Have you ever been jealous of a siblings good fortune?

Anonymous
Not really. I'm jealous of my husband's brother and his wife because they live in Sweden which just seems like a really idyllic place to live and raise kids. I know their lives are not perfect, no one's life is but it just seems so nice to have a safety net...free daycare, free college, free healthcare (OK, I know the taxes are really high before anyone points that out and the cost of housing is ridiculously high as well so they are still apartment renters instead of home owners and may always be that way but still...), tons of PTO and a really nice work-life balance because health and happiness and family togetherness is actually valued there unlike here.

I know someone will say "if you don't like it in the US, leave!" but it's not that simple. I would if I could. Believe me. Not only can we not just pick up our jobs and move them to Sweden but our aging parents are here and we feel an obligation to stay here and help them as much as we can. But sometimes it sounds so nice to not have that burden either. I would only admit this on an anonymous site but as much as we love our parents it is extremely stressful and draining to be their main caretakers while our siblings go about their own lives elsewhere and don't understand how much time and effort we spend helping our parents.
Anonymous
Anonymous wrote:
Anonymous wrote:I'm on the other side of this. My brother lives at home with my mom, has never worked or had a relationship (though he was a golden child). He thinks everything comes easily to me -- I have nice looks, always had boyfriends, now have a loving husband, two kids, house, interesting jobs. His rage and jealousy towards me are TERRIFYING. Like I feel worried for my safety when I'm around him. We don't have a relationship.

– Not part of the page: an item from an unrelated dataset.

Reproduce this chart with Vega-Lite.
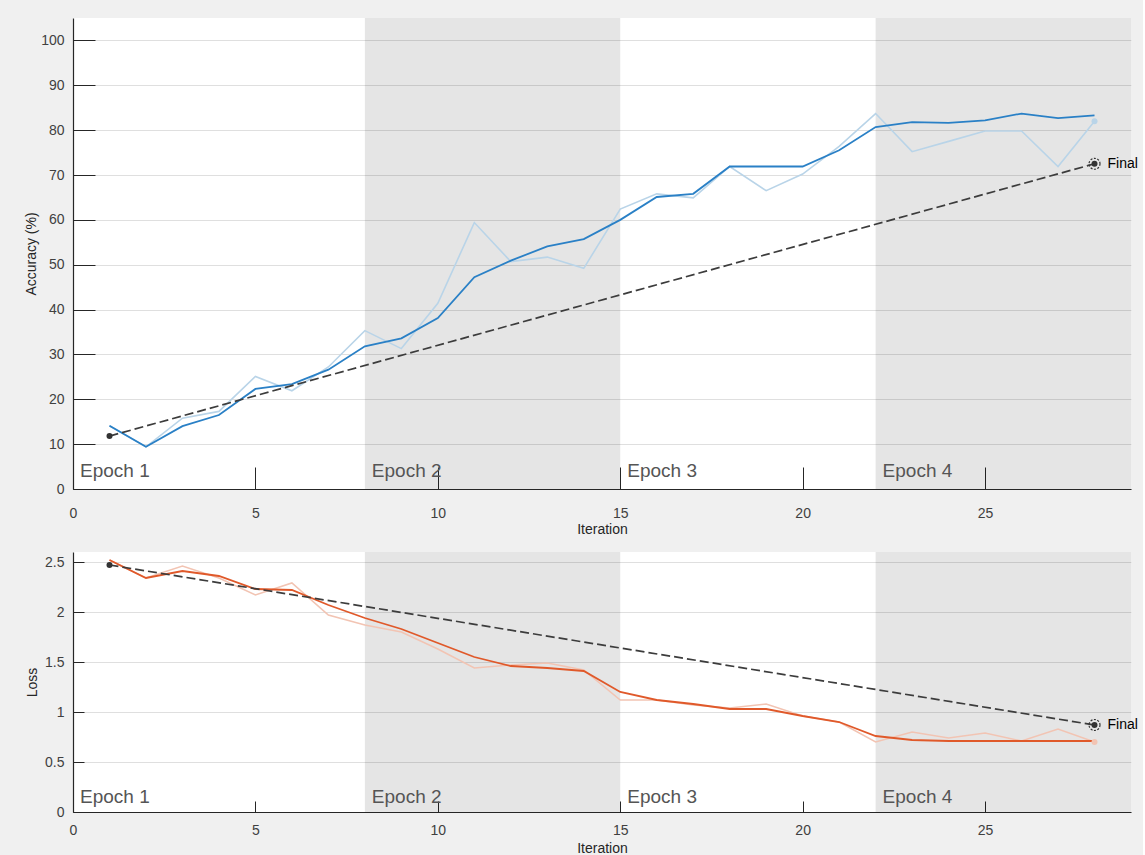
{
  "$schema": "https://vega.github.io/schema/vega-lite/v6.json",
  "background": "#f0f0f0",
  "padding": {"left": 24, "top": 18, "right": 5, "bottom": 0},
  "spacing": 16,
  "datasets": {
    "epochs": [
      {"epoch": "Epoch 1", "start": 0, "end": 8, "shaded": false},
      {"epoch": "Epoch 2", "start": 8, "end": 15, "shaded": true},
      {"epoch": "Epoch 3", "start": 15, "end": 22, "shaded": false},
      {"epoch": "Epoch 4", "start": 22, "end": 29, "shaded": true}
    ],
    "acc": [
      {"iter": 1, "s": 14.1, "r": 14.1}, {"iter": 2, "s": 9.4, "r": 9.4}, {"iter": 3, "s": 14.0, "r": 15.8},
      {"iter": 4, "s": 16.5, "r": 17.3}, {"iter": 5, "s": 22.3, "r": 25.1}, {"iter": 6, "s": 23.4, "r": 21.9},
      {"iter": 7, "s": 26.6, "r": 27.2}, {"iter": 8, "s": 31.8, "r": 35.3}, {"iter": 9, "s": 33.6, "r": 31.3},
      {"iter": 10, "s": 38.1, "r": 41.4}, {"iter": 11, "s": 47.2, "r": 59.4}, {"iter": 12, "s": 50.9, "r": 50.7},
      {"iter": 13, "s": 54.1, "r": 51.7}, {"iter": 14, "s": 55.7, "r": 49.2}, {"iter": 15, "s": 60.0, "r": 62.4},
      {"iter": 16, "s": 65.1, "r": 65.8}, {"iter": 17, "s": 65.8, "r": 64.9}, {"iter": 18, "s": 71.9, "r": 71.9},
      {"iter": 19, "s": 71.9, "r": 66.5}, {"iter": 20, "s": 71.9, "r": 70.2}, {"iter": 21, "s": 75.5, "r": 76.4},
      {"iter": 22, "s": 80.7, "r": 83.7}, {"iter": 23, "s": 81.8, "r": 75.2}, {"iter": 24, "s": 81.6, "r": 77.5},
      {"iter": 25, "s": 82.2, "r": 79.8}, {"iter": 26, "s": 83.7, "r": 79.8}, {"iter": 27, "s": 82.7, "r": 71.9},
      {"iter": 28, "s": 83.3, "r": 82.0}
    ],
    "accVal": [
      {"iter": 1, "v": 11.8, "final": false},
      {"iter": 28, "v": 72.5, "final": true}
    ],
    "loss": [
      {"iter": 1, "s": 2.52, "r": 2.52}, {"iter": 2, "s": 2.34, "r": 2.34}, {"iter": 3, "s": 2.41, "r": 2.46},
      {"iter": 4, "s": 2.36, "r": 2.34}, {"iter": 5, "s": 2.23, "r": 2.17}, {"iter": 6, "s": 2.22, "r": 2.29},
      {"iter": 7, "s": 2.07, "r": 1.97}, {"iter": 8, "s": 1.94, "r": 1.87}, {"iter": 9, "s": 1.83, "r": 1.80},
      {"iter": 10, "s": 1.69, "r": 1.63}, {"iter": 11, "s": 1.55, "r": 1.44}, {"iter": 12, "s": 1.46, "r": 1.47},
      {"iter": 13, "s": 1.44, "r": 1.49}, {"iter": 14, "s": 1.41, "r": 1.42}, {"iter": 15, "s": 1.20, "r": 1.12},
      {"iter": 16, "s": 1.12, "r": 1.12}, {"iter": 17, "s": 1.08, "r": 1.07}, {"iter": 18, "s": 1.03, "r": 1.04},
      {"iter": 19, "s": 1.03, "r": 1.08}, {"iter": 20, "s": 0.96, "r": 0.96}, {"iter": 21, "s": 0.90, "r": 0.90},
      {"iter": 22, "s": 0.76, "r": 0.70}, {"iter": 23, "s": 0.72, "r": 0.80}, {"iter": 24, "s": 0.71, "r": 0.74},
      {"iter": 25, "s": 0.71, "r": 0.79}, {"iter": 26, "s": 0.71, "r": 0.71}, {"iter": 27, "s": 0.71, "r": 0.83},
      {"iter": 28, "s": 0.71, "r": 0.70}
    ],
    "lossVal": [
      {"iter": 1, "v": 2.47, "final": false},
      {"iter": 28, "v": 0.87, "final": true}
    ]
  },
  "vconcat": [
    {
      "width": 1058,
      "height": 471,
      "layer": [
        {
          "data": {"name": "epochs"},
          "transform": [{"filter": "datum.shaded"}],
          "mark": {"type": "rect", "color": "#000000", "opacity": 0.1},
          "encoding": {
            "x": {"field": "start", "type": "quantitative", "scale": {"domain": [0, 29], "nice": false},
              "axis": {"values": [0, 5, 10, 15, 20, 25], "tickSize": -22, "labelPadding": 39, "labelFlush": false, "title": "Iteration", "titlePadding": 2, "grid": false}},
            "x2": {"field": "end"}
          }
        },
        {
          "data": {"name": "acc"},
          "mark": {"type": "line", "color": "#b9d4e8", "strokeWidth": 1.6},
          "encoding": {
            "x": {"field": "iter", "type": "quantitative"},
            "y": {"field": "r", "type": "quantitative", "scale": {"domain": [0, 105], "nice": false},
              "axis": {"values": [0, 10, 20, 30, 40, 50, 60, 70, 80, 90, 100], "tickSize": -22, "labelPadding": 31, "title": "Accuracy (%)", "titlePadding": 2, "grid": true}}
          }
        },
        {
          "data": {"name": "acc"},
          "mark": {"type": "line", "color": "#2a80c6", "strokeWidth": 1.8},
          "encoding": {
            "x": {"field": "iter", "type": "quantitative"},
            "y": {"field": "s", "type": "quantitative"}
          }
        },
        {
          "data": {"name": "acc"},
          "transform": [{"filter": "datum.iter == 28"}],
          "mark": {"type": "point", "filled": true, "color": "#b9d4e8", "size": 36, "opacity": 1},
          "encoding": {
            "x": {"field": "iter", "type": "quantitative"},
            "y": {"field": "r", "type": "quantitative"}
          }
        },
        {
          "data": {"name": "accVal"},
          "mark": {"type": "line", "color": "#3c3c3c", "strokeWidth": 1.7, "strokeDash": [9, 4]},
          "encoding": {
            "x": {"field": "iter", "type": "quantitative"},
            "y": {"field": "v", "type": "quantitative"}
          }
        },
        {
          "data": {"name": "accVal"},
          "mark": {"type": "point", "filled": true, "color": "#333333", "size": 36, "opacity": 1},
          "encoding": {
            "x": {"field": "iter", "type": "quantitative"},
            "y": {"field": "v", "type": "quantitative"}
          }
        },
        {
          "data": {"name": "accVal"},
          "transform": [{"filter": "datum.final"}],
          "mark": {"type": "point", "filled": false, "color": "#333333", "size": 120, "strokeWidth": 1.2, "strokeDash": [2, 1.5], "opacity": 1},
          "encoding": {
            "x": {"field": "iter", "type": "quantitative"},
            "y": {"field": "v", "type": "quantitative"}
          }
        },
        {
          "data": {"name": "accVal"},
          "transform": [{"filter": "datum.final"}],
          "mark": {"type": "text", "text": "Final", "align": "left", "baseline": "middle", "dx": 13, "fontSize": 14, "color": "#000000"},
          "encoding": {
            "x": {"field": "iter", "type": "quantitative"},
            "y": {"field": "v", "type": "quantitative"}
          }
        },
        {
          "data": {"name": "epochs"},
          "mark": {"type": "text", "align": "left", "baseline": "alphabetic", "dx": 7, "dy": -12, "fontSize": 19, "color": "#555555"},
          "encoding": {
            "x": {"field": "start", "type": "quantitative"},
            "y": {"datum": 0, "type": "quantitative"},
            "text": {"field": "epoch"}
          }
        }
      ]
    },
    {
      "width": 1058,
      "height": 260,
      "layer": [
        {
          "data": {"name": "epochs"},
          "transform": [{"filter": "datum.shaded"}],
          "mark": {"type": "rect", "color": "#000000", "opacity": 0.1},
          "encoding": {
            "x": {"field": "start", "type": "quantitative", "scale": {"domain": [0, 29], "nice": false},
              "axis": {"values": [0, 5, 10, 15, 20, 25], "tickSize": -11, "labelPadding": 22, "labelFlush": false, "title": "Iteration", "titlePadding": 4, "grid": false}},
            "x2": {"field": "end"}
          }
        },
        {
          "data": {"name": "loss"},
          "mark": {"type": "line", "color": "#f2c4b3", "strokeWidth": 1.6},
          "encoding": {
            "x": {"field": "iter", "type": "quantitative"},
            "y": {"field": "r", "type": "quantitative", "scale": {"domain": [0, 2.6], "nice": false},
              "axis": {"values": [0, 0.5, 1, 1.5, 2, 2.5], "format": "~g", "tickSize": -11, "labelPadding": 20, "title": "Loss", "titlePadding": 5, "grid": true}}
          }
        },
        {
          "data": {"name": "loss"},
          "mark": {"type": "line", "color": "#e0592a", "strokeWidth": 1.8},
          "encoding": {
            "x": {"field": "iter", "type": "quantitative"},
            "y": {"field": "s", "type": "quantitative"}
          }
        },
        {
          "data": {"name": "loss"},
          "transform": [{"filter": "datum.iter == 28"}],
          "mark": {"type": "point", "filled": true, "color": "#f2c4b3", "size": 36, "opacity": 1},
          "encoding": {
            "x": {"field": "iter", "type": "quantitative"},
            "y": {"field": "r", "type": "quantitative"}
          }
        },
        {
          "data": {"name": "lossVal"},
          "mark": {"type": "line", "color": "#3c3c3c", "strokeWidth": 1.7, "strokeDash": [9, 4]},
          "encoding": {
            "x": {"field": "iter", "type": "quantitative"},
            "y": {"field": "v", "type": "quantitative"}
          }
        },
        {
          "data": {"name": "lossVal"},
          "mark": {"type": "point", "filled": true, "color": "#333333", "size": 36, "opacity": 1},
          "encoding": {
            "x": {"field": "iter", "type": "quantitative"},
            "y": {"field": "v", "type": "quantitative"}
          }
        },
        {
          "data": {"name": "lossVal"},
          "transform": [{"filter": "datum.final"}],
          "mark": {"type": "point", "filled": false, "color": "#333333", "size": 120, "strokeWidth": 1.2, "strokeDash": [2, 1.5], "opacity": 1},
          "encoding": {
            "x": {"field": "iter", "type": "quantitative"},
            "y": {"field": "v", "type": "quantitative"}
          }
        },
        {
          "data": {"name": "lossVal"},
          "transform": [{"filter": "datum.final"}],
          "mark": {"type": "text", "text": "Final", "align": "left", "baseline": "middle", "dx": 13, "fontSize": 14, "color": "#000000"},
          "encoding": {
            "x": {"field": "iter", "type": "quantitative"},
            "y": {"field": "v", "type": "quantitative"}
          }
        },
        {
          "data": {"name": "epochs"},
          "mark": {"type": "text", "align": "left", "baseline": "alphabetic", "dx": 7, "dy": -9, "fontSize": 19, "color": "#555555"},
          "encoding": {
            "x": {"field": "start", "type": "quantitative"},
            "y": {"datum": 0, "type": "quantitative"},
            "text": {"field": "epoch"}
          }
        }
      ]
    }
  ],
  "config": {
    "font": "Liberation Sans",
    "view": {"fill": "white", "stroke": null},
    "axis": {
      "labelFont": "Liberation Sans", "labelFontSize": 14, "labelColor": "#404040",
      "titleFont": "Liberation Sans", "titleFontSize": 14, "titleFontWeight": "normal", "titleColor": "#262626",
      "domainColor": "#262626", "tickColor": "#262626", "gridColor": "#dfdfdf", "domainWidth": 1.2, "tickWidth": 1
    }
  }
}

This was my older sister. She was jealous and fixated on me to the point that I had to cut her off completely. I didn't feel truly safe until she passed away. Being on the receiving end of envy is no fun.


+1.

I don't worry for my physical safety with my older brother but his common-law wife has told me how jealous he is and how she just tells him to be happy for me. At first I was telling her she was wrong- it sounded crazy, but I have seen it more and more over time and it is so sad/scary that we loved each other so much as kids and now because his life has not done what he wanted- he hates me. He has done/said several things to really hurt me and I really don't know how to process it so I try not to think about it. And when I was saying this to my dad/sister (mother has passed), that I had realized he hated me and wanted to hurt me- they didn't even bother trying to argue/tell me I was wrong or disagree or tell me it was crazy. They just nodded... it only made me realize somehow they already knew. This is all from afar as my family all live back in my country of origin. My dad said "oh, I wouldn't even tell you some of the things he has said". That freaks me out- as I'm a person who likes to know everything there is on an issue... but I just got this feeling of 'don't ask'. There is no making sense of it. Gosh, and even typing that, I realize it's not even accurate- he actually has done things that make me worry for my safety... I had forgotten. I guess as I am so far away, the words are what are used nowadays. I will never have any of our children near him unchaperoned... and they don't know any of this- I tell them all the fun nice stories of us growing up... and I try only to think about those times.

Normal twinges of regret/jealousy/comparison/competition would be fine- but this is something else.